Since the prices for natural resources like metals, energy and
agricultural products started to sharply increase in 2001, many
optimists expected resource abundant countries to soon become rich and
prosperous. Today, the situation is different: the economic crisis had
impact on the resource sector as well. Only when referring to some
exceptional products one can still consider it to be a boom period for
resource rich countries.
Even before the global economic crisis,
expectations could not be fulfilled. The belief, that resource
abundance could help people to improve their living conditions in a
fundamental and sustainable way, had soon been proven wrong by reality.
Unfortunately it was approved what scholars use to call the “resource
curse” or the “paradox of the plenty”. There are many reasons why
resource abundance has only such small benefits for local populations.
Most frequently, unequal contracts are named to be one of the causes,
since these contracts only benefit big companies, but leave out states
as well as environmental standards and standards of social security.
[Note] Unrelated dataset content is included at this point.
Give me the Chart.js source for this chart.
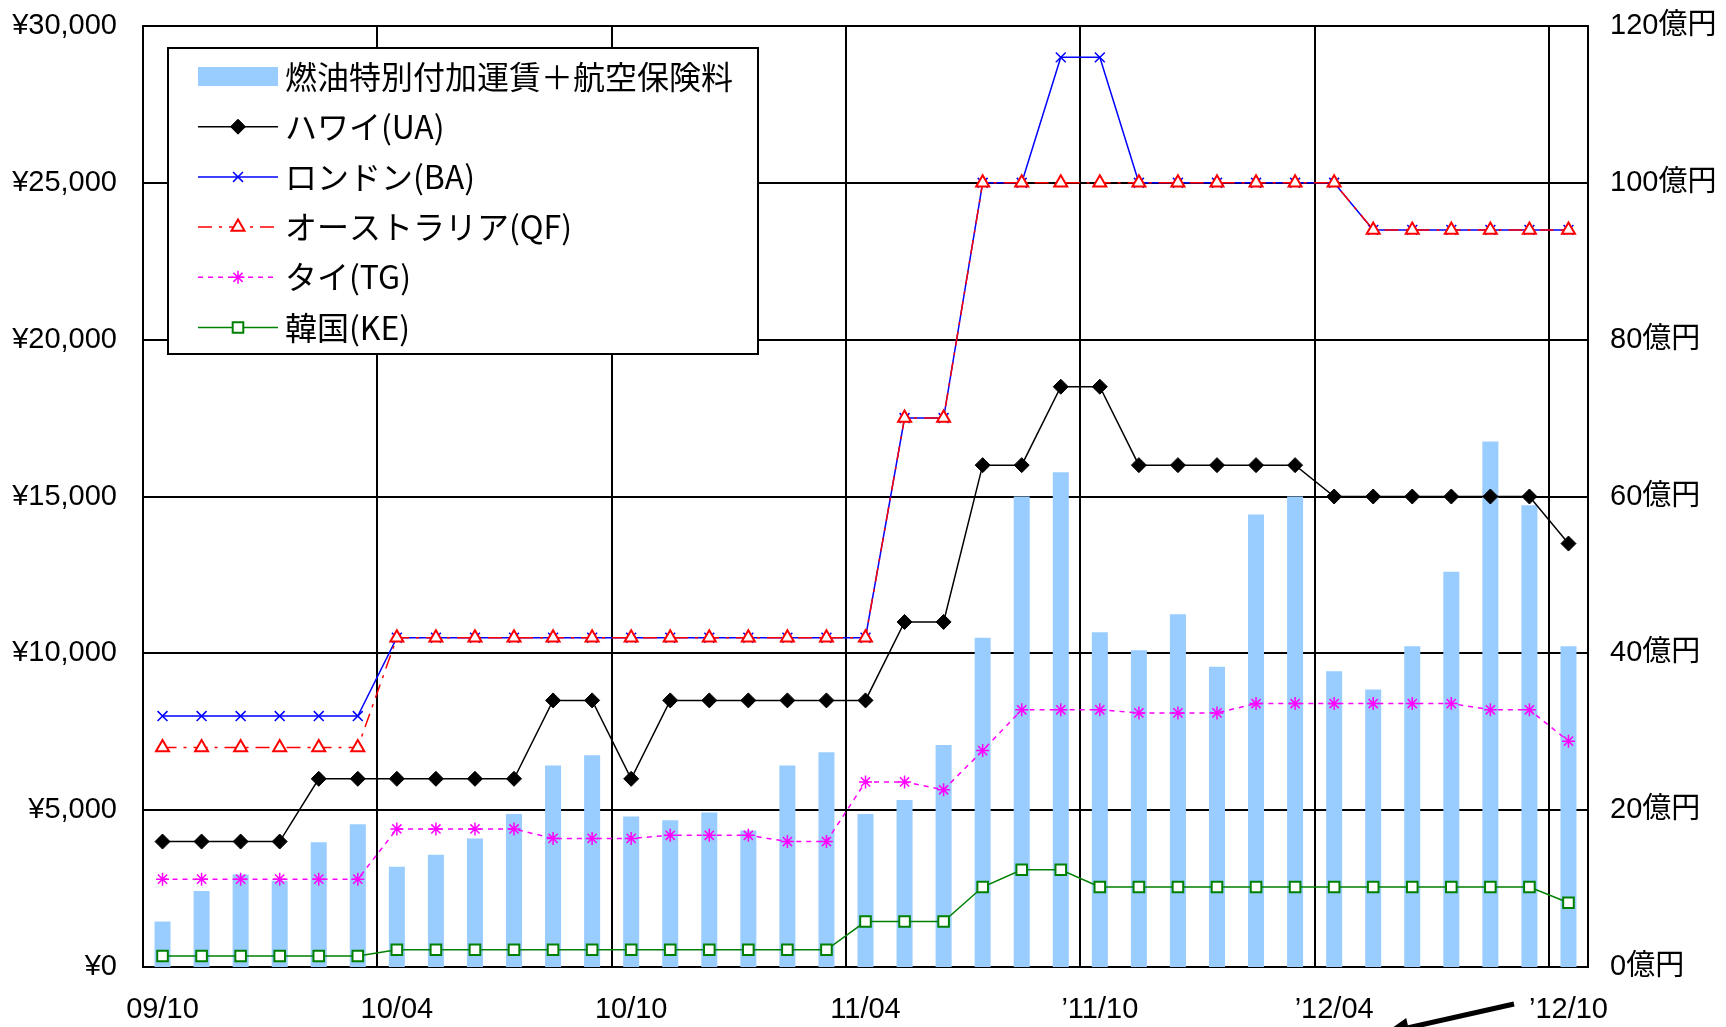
<!DOCTYPE html>
<html lang="ja">
<head>
<meta charset="utf-8">
<title>燃油特別付加運賃の推移</title>
<script src="https://cdn.jsdelivr.net/npm/chart.js@4/dist/chart.umd.min.js"></script>
<style>
  html, body { margin: 0; padding: 0; background: #fff; }
  #wrap { width: 1726px; height: 1027px; }
</style>
</head>
<body>
<div id="wrap"><canvas id="c" width="1726" height="1027"></canvas></div>
<script>
// Monthly categories, Oct 2009 – Oct 2012
const months = [
  '09/10','09/11','09/12','10/01','10/02','10/03',
  '10/04','10/05','10/06','10/07','10/08','10/09',
  '10/10','10/11','10/12','11/01','11/02','11/03',
  '11/04','11/05','11/06','11/07','11/08','11/09',
  '11/10','11/11','11/12','12/01','12/02','12/03',
  '12/04','12/05','12/06','12/07','12/08','12/09',
  '12/10'
];
// Labels shown under every sixth month
const axisLabels = ['09/10','10/04','10/10','11/04','’11/10','’12/04','’12/10'];

// Fuel surcharge + aviation insurance revenue (億円, right axis)
const surchargeTotal = [
  5.8, 9.7, 11.8, 11.0, 15.9, 18.2,
  12.8, 14.3, 16.4, 19.5, 25.7, 27.0,
  19.2, 18.7, 19.7, 17.4, 25.7, 27.4,
  19.5, 21.3, 28.3, 42.0, 60.0, 63.1,
  42.7, 40.4, 45.0, 38.3, 57.7, 60.0,
  37.7, 35.4, 40.9, 50.4, 67.0, 58.9,
  40.9
];

// Per-route surcharges (円, left axis)
const hawaiiUA = [
  4000, 4000, 4000, 4000, 6000, 6000,
  6000, 6000, 6000, 6000, 8500, 8500,
  6000, 8500, 8500, 8500, 8500, 8500,
  8500, 11000, 11000, 16000, 16000, 18500,
  18500, 16000, 16000, 16000, 16000, 16000,
  15000, 15000, 15000, 15000, 15000, 15000,
  13500
];
const londonBA = [
  8000, 8000, 8000, 8000, 8000, 8000,
  10500, 10500, 10500, 10500, 10500, 10500,
  10500, 10500, 10500, 10500, 10500, 10500,
  10500, 17500, 17500, 25000, 25000, 29000,
  29000, 25000, 25000, 25000, 25000, 25000,
  25000, 23500, 23500, 23500, 23500, 23500,
  23500
];
const australiaQF = [
  7000, 7000, 7000, 7000, 7000, 7000,
  10500, 10500, 10500, 10500, 10500, 10500,
  10500, 10500, 10500, 10500, 10500, 10500,
  10500, 17500, 17500, 25000, 25000, 25000,
  25000, 25000, 25000, 25000, 25000, 25000,
  25000, 23500, 23500, 23500, 23500, 23500,
  23500
];
const thaiTG = [
  2800, 2800, 2800, 2800, 2800, 2800,
  4400, 4400, 4400, 4400, 4100, 4100,
  4100, 4200, 4200, 4200, 4000, 4000,
  5900, 5900, 5650, 6900, 8200, 8200,
  8200, 8100, 8100, 8100, 8400, 8400,
  8400, 8400, 8400, 8400, 8200, 8200,
  7200
];
const koreaKE = [
  350, 350, 350, 350, 350, 350,
  550, 550, 550, 550, 550, 550,
  550, 550, 550, 550, 550, 550,
  1450, 1450, 1450, 2550, 3100, 3100,
  2550, 2550, 2550, 2550, 2550, 2550,
  2550, 2550, 2550, 2550, 2550, 2550,
  2050
];

const FONT = '"Liberation Sans", "Noto Sans CJK JP", sans-serif';
Chart.defaults.font.family = FONT;
Chart.defaults.color = '#000';

function markerFallback(ctx, style, r, x, y) {
  ctx.beginPath();
  if (style === 'rectRot') {
    ctx.moveTo(x, y - r); ctx.lineTo(x + r, y); ctx.lineTo(x, y + r); ctx.lineTo(x - r, y); ctx.closePath();
    ctx.fill(); ctx.stroke();
  } else if (style === 'rect') {
    const s = r * Math.SQRT1_2;
    ctx.rect(x - s, y - s, 2 * s, 2 * s); ctx.fill(); ctx.stroke();
  } else if (style === 'triangle') {
    ctx.moveTo(x, y - r); ctx.lineTo(x + r * 0.866, y + r / 2); ctx.lineTo(x - r * 0.866, y + r / 2); ctx.closePath();
    ctx.fill(); ctx.stroke();
  } else {
    const d = r * Math.SQRT1_2;
    ctx.moveTo(x - d, y - d); ctx.lineTo(x + d, y + d);
    ctx.moveTo(x - d, y + d); ctx.lineTo(x + d, y - d);
    if (style === 'star') { ctx.moveTo(x, y - r); ctx.lineTo(x, y + r); ctx.moveTo(x - r, y); ctx.lineTo(x + r, y); }
    ctx.stroke();
  }
}

// Boxed legend inside the plot, upper left
const boxLegend = {
  id: 'boxLegend',
  afterDatasetsDraw(chart) {
    const ctx = chart.ctx;
    const L = 168, T = 48, R = 758, B = 354;
    ctx.save();
    ctx.fillStyle = '#fff';
    ctx.fillRect(L, T, R - L, B - T);
    ctx.strokeStyle = '#000';
    ctx.lineWidth = 2;
    ctx.strokeRect(L, T, R - L, B - T);
    ctx.font = '32px "Noto Sans CJK JP", sans-serif';
    ctx.textBaseline = 'middle';
    ctx.textAlign = 'left';
    chart.data.datasets.forEach((ds, i) => {
      const y = 76.5 + i * 50.2;
      const x0 = 198, x1 = 278, xm = 238;
      if (ds.type === 'bar') {
        ctx.fillStyle = ds.backgroundColor;
        ctx.fillRect(x0, y - 9.5, x1 - x0, 19);
      } else {
        ctx.strokeStyle = ds.borderColor;
        ctx.lineWidth = ds.borderWidth;
        ctx.setLineDash(ds.borderDash || []);
        ctx.beginPath(); ctx.moveTo(x0, y); ctx.lineTo(x1, y); ctx.stroke();
        ctx.setLineDash([]);
        ctx.strokeStyle = ds.pointBorderColor;
        ctx.fillStyle = ds.pointBackgroundColor;
        ctx.lineWidth = ds.pointBorderWidth;
        if (Chart.helpers && Chart.helpers.drawPoint) {
          Chart.helpers.drawPoint(ctx, { pointStyle: ds.pointStyle, radius: ds.pointRadius, rotation: 0, borderWidth: ds.pointBorderWidth }, xm, y);
        } else {
          markerFallback(ctx, ds.pointStyle, ds.pointRadius, xm, y);
        }
      }
      ctx.fillStyle = '#000';
      ctx.fillText(ds.label, 285, y);
    });
    ctx.restore();
  }
};

// Pointer arrow below the last month
const arrowNote = {
  id: 'arrowNote',
  afterDraw(chart) {
    const ctx = chart.ctx;
    const sx = 1514, sy = 1004, tx = 1385, ty = 1033;
    const len = Math.hypot(tx - sx, ty - sy);
    const ux = (tx - sx) / len, uy = (ty - sy) / len;
    const bx = tx - ux * 24, by = ty - uy * 24;
    ctx.save();
    ctx.strokeStyle = '#000';
    ctx.fillStyle = '#000';
    ctx.lineWidth = 5;
    ctx.beginPath(); ctx.moveTo(sx, sy); ctx.lineTo(bx, by); ctx.stroke();
    ctx.beginPath();
    ctx.moveTo(tx, ty);
    ctx.lineTo(bx - uy * 10, by + ux * 10);
    ctx.lineTo(bx + uy * 10, by - ux * 10);
    ctx.closePath(); ctx.fill();
    ctx.restore();
  }
};

const tickFont = { size: 29, family: FONT };

// Fixed axis widths; drop the extra top/bottom padding vertical axes reserve for labels
const fixVertical = w => s => { s.width = w; s.paddingTop = 0; s.paddingBottom = 0; };

new Chart(document.getElementById('c'), {
  type: 'bar',
  data: {
    labels: months,
    datasets: [
      { type: 'bar', label: '燃油特別付加運賃＋航空保険料', data: surchargeTotal, yAxisID: 'y1',
        backgroundColor: '#99CCFF', borderWidth: 0, categoryPercentage: 1, barPercentage: 0.41, order: 10 },
      { type: 'line', label: 'ハワイ(UA)', data: hawaiiUA, yAxisID: 'y',
        borderColor: '#000', borderWidth: 1.5, tension: 0,
        pointStyle: 'rectRot', pointRadius: 7.5, pointBorderWidth: 1,
        pointBackgroundColor: '#000', pointBorderColor: '#000', order: 5 },
      { type: 'line', label: 'ロンドン(BA)', data: londonBA, yAxisID: 'y',
        borderColor: '#0000FF', borderWidth: 1.5, tension: 0,
        pointStyle: 'crossRot', pointRadius: 7, pointBorderWidth: 1.5,
        pointBackgroundColor: '#0000FF', pointBorderColor: '#0000FF', order: 4 },
      { type: 'line', label: 'オーストラリア(QF)', data: australiaQF, yAxisID: 'y',
        borderColor: '#FF0000', borderWidth: 1.5, borderDash: [14, 7, 3, 7], tension: 0,
        pointStyle: 'triangle', pointRadius: 7.5, pointBorderWidth: 2,
        pointBackgroundColor: '#fff', pointBorderColor: '#FF0000', order: 3 },
      { type: 'line', label: 'タイ(TG)', data: thaiTG, yAxisID: 'y',
        borderColor: '#FF00FF', borderWidth: 1.5, borderDash: [5, 5], tension: 0,
        pointStyle: 'star', pointRadius: 6.5, pointBorderWidth: 1.5,
        pointBackgroundColor: '#FF00FF', pointBorderColor: '#FF00FF', order: 2 },
      { type: 'line', label: '韓国(KE)', data: koreaKE, yAxisID: 'y',
        borderColor: '#008000', borderWidth: 1.5, tension: 0,
        pointStyle: 'rect', pointRadius: 7.5, pointBorderWidth: 2,
        pointBackgroundColor: '#fff', pointBorderColor: '#008000', order: 1 }
    ]
  },
  options: {
    responsive: false,
    animation: false,
    devicePixelRatio: 1,
    layout: { padding: { top: 26, left: 0, right: 0, bottom: 0 } },
    plugins: { legend: { display: false }, tooltip: { enabled: false } },
    scales: {
      x: {
        offset: true,
        grid: {
          offset: true, drawTicks: false, lineWidth: 2,
          color: c => (c.index % 6 === 0 && c.index > 0) ? '#000' : 'rgba(0,0,0,0)'
        },
        border: { color: '#000', width: 2 },
        ticks: {
          autoSkip: false, maxRotation: 0, minRotation: 0, padding: 26, font: tickFont, color: '#000',
          callback: (v, i) => (i % 6 === 0 ? axisLabels[i / 6] : '')
        },
        afterFit: s => { s.height = 60; }
      },
      y: {
        position: 'left', min: 0, max: 30000,
        grid: { color: '#000', lineWidth: 2, drawTicks: false },
        border: { color: '#000', width: 2 },
        ticks: {
          stepSize: 5000, padding: 26, font: tickFont, color: '#000',
          callback: v => '¥' + Number(v).toLocaleString('en-US')
        },
        afterFit: fixVertical(143)
      },
      y1: {
        position: 'right', min: 0, max: 120,
        grid: { display: false, drawTicks: false },
        border: { color: '#000', width: 2 },
        ticks: {
          stepSize: 20, padding: 22, font: tickFont, color: '#000',
          callback: v => v + '億円'
        },
        afterFit: fixVertical(138)
      }
    }
  },
  plugins: [boxLegend, arrowNote]
});
</script>
</body>
</html>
many resource-rich countries suffer from high external debt. Their
repayments take a large share of state’s revenues. The rest is taken by
national elites, at the expense of those, who suffer most from the
impact of resource extraction. Eventually, the company revenues are
transferred abroad, which prevents investments and a diversification of
the resource centred economic structure.
Against the background
of these problems, the future challenge seems to be the creation of a
framework, which ties resource extraction in Southern Africa to three
conditions: an equal redistribution of revenues, compliance with social
and environmental standards and adherence of the right of
co-determination of the local population.